The two airmen were eventually winched to safety by a US Army rescue helicopter, which was almost out of fuel, and taken to the hospital at Quang Tri. Downing had a fractured kneecap and Pinches had fractured vertebrae in his lower back.
“Instead of the jolly green with the gunships, they got us a ‘dust off’ [helicopter] to come in to try and locate us,” he said. “It was low cloud, and at one stage it actually went below my position and I called off the recovery … Then I saw a Huey at the end of the valley… They picked me up, and then went for Allan … He came up beside me into the chopper and they dragged him on board.”
When asked how Pinches was, Downing said simply: “Well, he’s flat on his back, but he’s got a grin a mile wide.”
Downing admits he didn’t realise at the time how badly injured he was. “I had a broken knee cap, that was all,” Downing said matter-of-factly. “I was walking, and I thought I just had a sore knee. I didn’t know what it was. It was probably the adrenalin. You don’t feel the pain. And when I got into hospital, I was most embarrassed when they put my whole leg in plaster.”
Today, Downing remains forever grateful to those who helped rescue them.
“Pilots can’t fly unless all the ground crew do their job and you’ve got to give tribute to them,” he said. “Without them you can’t operate … Now do I have any regrets? Yes. Years ago my daughter was in the navy serving in Darwin … An NCO made himself known to her, and he said, ‘I served in No. 2 Squadron under Wing Commander Downing. Are you any relation?’ When Wendy said, ‘Yes, he’s my Dad,’ he said, ‘I packed his parachute.’ So do I have any regrets? Yes. I didn’t meet that man, and say thank you, and shake his hand.” *
Downing and Pinches would call each other every year on the anniversary of the incident until Pinches passed away on Australia Day last year. For Pinches’ son Brad, the donation of the painting to the Memorial is particularly special.
“It’s pretty important for me,” Brad said. “It was a long period of not knowing, but at the same time, when we got the phone call to say they’d found dad, that was one of the happiest times of my life ...
“When you see the painting of what actually happened, it was a bit of a miracle that he did come through, and it’s just a great way of thanking the air force and all those that helped to find Dad. At the end of the day, they gave us a father for another 47 years.”
Brad has thanked those who rescued his father and has a full-size copy of the painting at home.

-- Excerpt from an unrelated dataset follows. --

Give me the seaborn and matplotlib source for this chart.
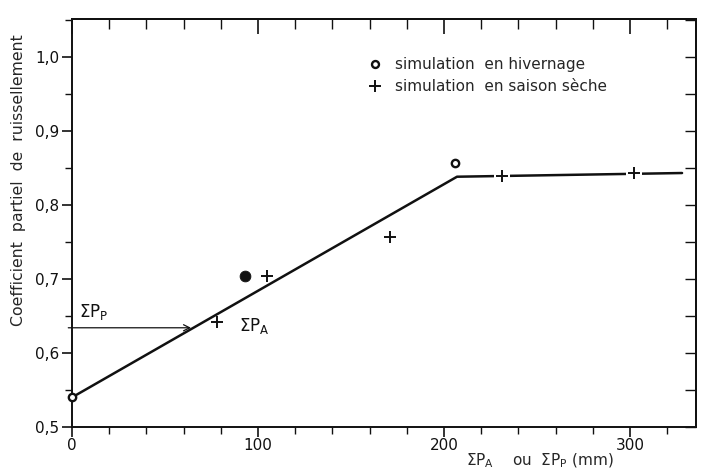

“I just know that everything stopped, and every plane that was available was out looking for them, and for them the reward was when Dad and John were found,” he said.
“He never made a big thing of this. In fact, he didn’t talk much about it at all. Not a lot of Vietnam guys did, they kept it quiet … and Dad was a fairly humble bloke …

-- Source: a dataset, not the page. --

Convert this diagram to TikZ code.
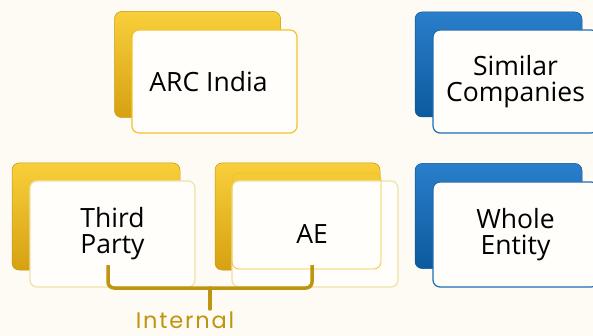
\documentclass[tikz,border=0pt]{standalone}
\usepackage{fontspec}
\setmainfont{Open Sans}
\newfontfamily\labelfont[LetterSpace=8]{Poppins}
\definecolor{bgcream}{HTML}{FDFBF4}
\definecolor{yTop}{HTML}{F8CF3A}
\definecolor{yBot}{HTML}{D6A112}
\definecolor{yEdge}{HTML}{C8960E}
\definecolor{bTop}{HTML}{2A7ECA}
\definecolor{bBot}{HTML}{0C5A9E}
\definecolor{bEdge}{HTML}{0B5596}
\definecolor{cardfill}{HTML}{FFFEFB}
\definecolor{yBorder}{HTML}{F4C22C}
\definecolor{paleBorder}{HTML}{EEE2A8}
\definecolor{bBorder}{HTML}{1E6DB4}
\definecolor{brace}{HTML}{BF940F}
\tikzset{
  backY/.style={rectangle, rounded corners=7pt, minimum width=166pt, minimum height=106pt, top color=yTop, bottom color=yBot, draw=yEdge, line width=0.5pt},
  backB/.style={rectangle, rounded corners=7pt, minimum width=167pt, minimum height=105pt, top color=bTop, bottom color=bBot, draw=bEdge, line width=0.5pt},
  front/.style={rectangle, rounded corners=7pt, minimum width=165pt, minimum height=104pt, fill=cardfill, line width=1.2pt, align=center, font=\fontsize{26.5}{26}\selectfont, text=black},
  frontY/.style={front, draw=yBorder},
  frontP/.style={front, draw=paleBorder},
  frontB/.style={front, draw=bBorder},
  bracepath/.style={draw=brace, line width=3.5pt, rounded corners=6pt},
}
\begin{document}
\begin{tikzpicture}[x=1pt,y=-1pt]
\useasboundingbox[fill=bgcream] (0,0) rectangle (593,336);
\begin{scope}
\clip (0,0) rectangle (593,336);
% ARC India
\node[backY] (arcB) at (197.5,64.5) {};
\node[frontY, minimum height=103pt] (arc) at (214.5,81.5) {\hspace*{-12pt}ARC India};
% Similar Companies
\node[backB] (simB) at (498.5,64.5) {};
\node[frontB, minimum height=103pt] (sim) at (515.5,81.5) {Similar\\Companies};
% Whole Entity
\node[backB] (wholeB) at (498.5,216) {};
\node[frontB, minimum height=105pt] (whole) at (515.5,234.5) {Whole\\Entity};
% Third Party
\node[backY, minimum width=168pt, minimum height=107pt] (tpB) at (96,216.5) {};
\node[frontP, minimum height=106pt] (tp) at (112.5,234) {Third\\Party};
% AE
\node[backY, minimum width=165pt, minimum height=107pt] (aeB) at (297.5,216.5) {};
\node[frontP, minimum width=166pt, minimum height=106pt] (ae) at (315,234) {\hspace*{-6pt}AE};
\node[rectangle, rounded corners=7pt, draw=yBorder, line width=0.8pt, minimum width=149pt, minimum height=96pt] (aeO) at (306.5,221) {};
\end{scope}
% bracket
\coordinate (bl) at (108,265);
\coordinate (br) at (312,265);
\coordinate (bm) at (210,288);
\coordinate (bt) at (210,309);
\draw[bracepath] (bl) -- (108,288) -- (bm);
\draw[bracepath] (br) -- (312,288) -- (bm);
\draw[draw=brace, line width=3.5pt, line cap=round] (bm) -- (bt);
\node[font=\labelfont\fontsize{22.5}{25}\selectfont, text=brace] (internal) at (185,320) {Internal};
\end{tikzpicture}
\end{document}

“I remember Dad telling me the stories of the first night he was there – he saw the lights of the Viet torches coming towards him, and he was panicking because once the Viet Cong found you at that stage, you were in a bit of trouble, but they ended up being fireflies.”
Brad said his father would have been extremely proud the painting had been donated to the Memorial. “He would have been very humble, but he would have been chuffed,” he said. “He kept saying that was his role and he was just unlucky. He was in the wrong place at the wrong time. But he was always my hero.”
* John Downing has since met with the man who packed his parachute, Lindsay Tucker, and couldn't be happier.